Yonhap News reported seven local exchanges were raided on Wednesday as prosecutors carried out inquests into a fraud case connected to the collapse of Terraform’s digital tokens TerraUSD (UST) and Luna.
Investigators from Seoul Southern District Prosecutors Office seized transaction records and other documents from the offices of Upbit, Bithumb, Coinone and four other local exchanges around 5:30 pm local time, the report said. Eight other locations, including the homes and offices of people involved in the fraud case, are believed to be raided.
The prosecutors reportedly want to analyze the seized materials and cross-question witnesses to reach a conclusion on final damages and explore whether the digital tokens’ crash was an intentional move by Terraform founder Do Kwon. They obtained Do Kwon’s records from tax authorities last month to examine whether he evaded tax payments, according to the report.

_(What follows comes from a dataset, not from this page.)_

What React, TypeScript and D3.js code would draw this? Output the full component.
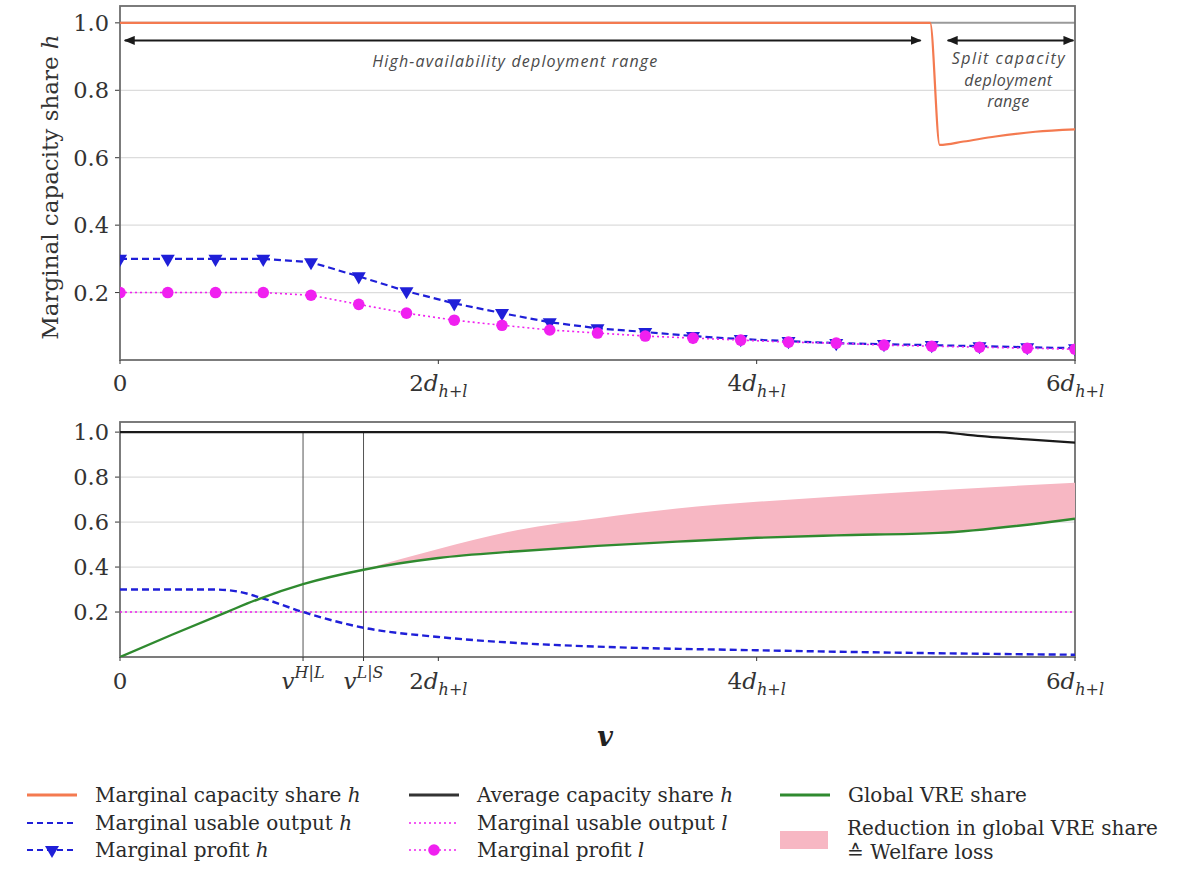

Yonhap didn’t provide specific details about the fraud case. Upbit, Bithumb and Coinone didn’t return Blockworks’ request for comment.
An investigation into Terraform began in May after its stablecoin UST dramatically depegged from the US dollar. Under a “full-scale investigation,” authorities subpoenaed all employees and requested them to submit relevant materials. In June, key Terraform developers were barred from leaving South Korea while prosecutors investigated the firm.
Both Do Kwon and Terraform have been ordered to separately comply with a subpoena by the US Securities and Exchange Commission.
UST, was kept stabled due to arbitrage mechanisms around its sister cryptocurrency LUNA. By design, traders could swap $1 worth of Luna for one TerraUSD. Luna and UST were the ninth and 10th largest cryptocurrencies by market capitalization at the time of their crash, taking down about $40 billion in representative value with their fall.